The wait is over

Not writing for so long means there are many, many things to catch up on. I wasn’t idle over the summer, just not inclined to write. And since this is my hobby blog, I don’t have to write if I don’t want to. 😉

The first big news is that I accepted a really good job offer and start December 3. Yay! I’ll be working in the same industry and same field, but the new company is smaller than the place I used to work. The people are welcoming and friendly, the culture just felt like a good fit right away.

All of this activity started after the Labor Day holiday, just as the transition coach said it would. I had been feeling really low just before that point since I wasn’t getting any affirmative responses to the jobs I had been applying for.

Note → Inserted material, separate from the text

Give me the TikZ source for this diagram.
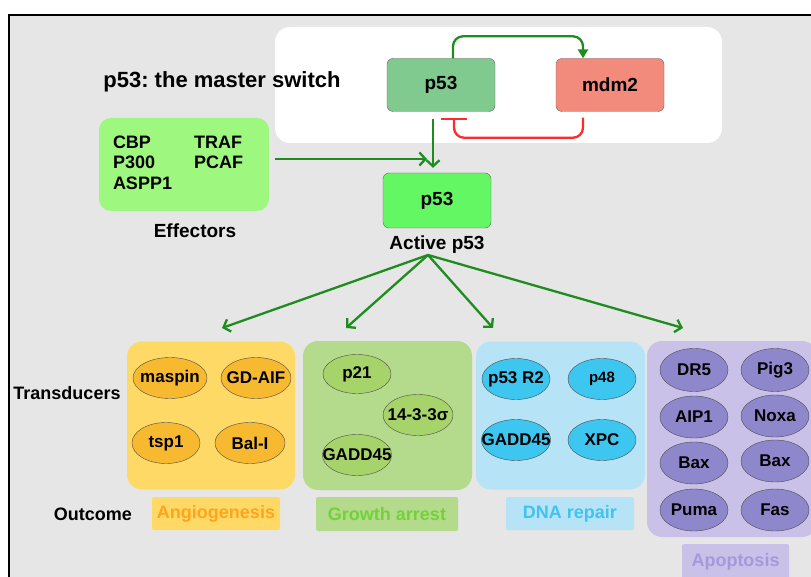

One of the positive things I did to kick-start the action was to start a new group of professionals in my field in the greater Bay Area. I had been looking for opportunities to network but not finding any. I had one local contact in my field that I met with face-to-face to discuss the situation and he suggested I start a group. So I did. There were several people interested, and we were able to pull together a meeting in a very short time. We’ll be holding our third meeting next week.

The transition coach encouraged me that this was a good step, and indeed it was. Things started happening after that. I started getting screening calls for some of the jobs I’d applied for, which turned into phone interviews. At one point I was looking at the possibility of having to decide between three different jobs in very different industries. One of the companies decided to put the position on hold, and the other two asked me to schedule in person interviews. Those were long, intense days, but I felt very comfortable being myself and in my knowledge of my field. In the end, I declined to pursue one of the jobs and accepted the offer of the other.

An important personal lesson I learned from this experience is to keep my network active. I’m glad to now have a group of local colleagues with whom I can talk about challenges and successes, and keeping this group going is something I look forward to doing.

Several months ago, I talked with a friend who is a natural coach about my career. She suggested I write down what I was looking for, and to focus on that description so I could make it happen. Everything I wrote down was manifested in this new job: the salary, the commute, the benefits, and the work atmosphere. I’ve been a skeptic about this manifesting stuff, but it worked for me this time.




It’s been just a big ‘ol voyage of discovery for me lately. I’m still unemployed, and one of my biggest challenges is how much I like it.

There is so much to do with my time! In the past few weeks I’ve taken online training and earned a certification that may help me land a job (or at least get my foot in the door someplace). I’ve also started learning some code. I’ve taken a few free online training courses in Javascript and Python, and will be moving on to a SQL refresher. And then there is all the self-care I’ve doing.

Last week I had my last (hopefully) physical therapy appointment for my neck. I still get occasional, mild tingling/numbness in my right hand and arm, but it’s bearable. I’m accepting that my body has accumulated wear and tear, and that I likely will just have to get used to things like this happening now and then. I’m still going to PT for my ankle, but I’m hoping to wrap that up in the next few weeks, too.

My next physical milestone will be eye surgery #4 that is scheduled for September 17. The previous three surgeries and copious steroid drops I’ve had to use in my bad eye have accelerated cataract development. The eye docs both agree that the cataract is advanced enough to merit removal, although I could put it off for a bit longer. The uncertainty about my medical insurance makes me reluctant to wait, however. I know that I have this particular insurance plan through the end of the year and that I’m within $200 of my out-of-pocket maximum for the year. When I get a new job, my medical benefits may be different, and I may be forced to find new doctors. I’d much rather have one of the doctors I’ve been working with for the past three years do my surgery, so it makes financial and medical sense to do it now. I won’t need to go to San Francisco for this eye surgery, though. The local ophthalmologist is able to do this procedure, which makes the arrangements for transport much easier.

I’ve been counseled that removing the cataract may not make a big difference in my vision, though. What I perceive as cloudiness in my vision may or may not be due to the cataract. The local eye doc noted that I’ve lost quite a bit of vision due to the glaucoma, and the “cloudiness” could simply be my brain trying to fill in the gaps. I won’t know without the surgery, though, so it’s worth a try. The doctor also told me that there is a risk that my drainage device may stop working after the surgery. If that happens then I’ll have to have yet another surgery to add a new device. Despite these uncertainties, I still think it is worth the risks. After all, my only other choice is to just give up on trying to improve my vision, right?

Not working has also given me much more time to follow my thoughts and reflect on my emotions and reactions to situations and people. I feel like I’m making huge advances in understanding myself and trying to create new, positive neural pathways. Self-reflection was something I struggled with in the past; setting aside time for it just seemed like a luxury and a privilege I couldn’t afford. I’m practicing gratitude, making time for physical rest, and simply enjoying being in this time and place.

Summer is nearly over and I need to step up the job hunt, though. I think I’m ready for the challenge of keeping these good habits for my mental and physical well-being in balance while I’m working full-time. The voyage continues!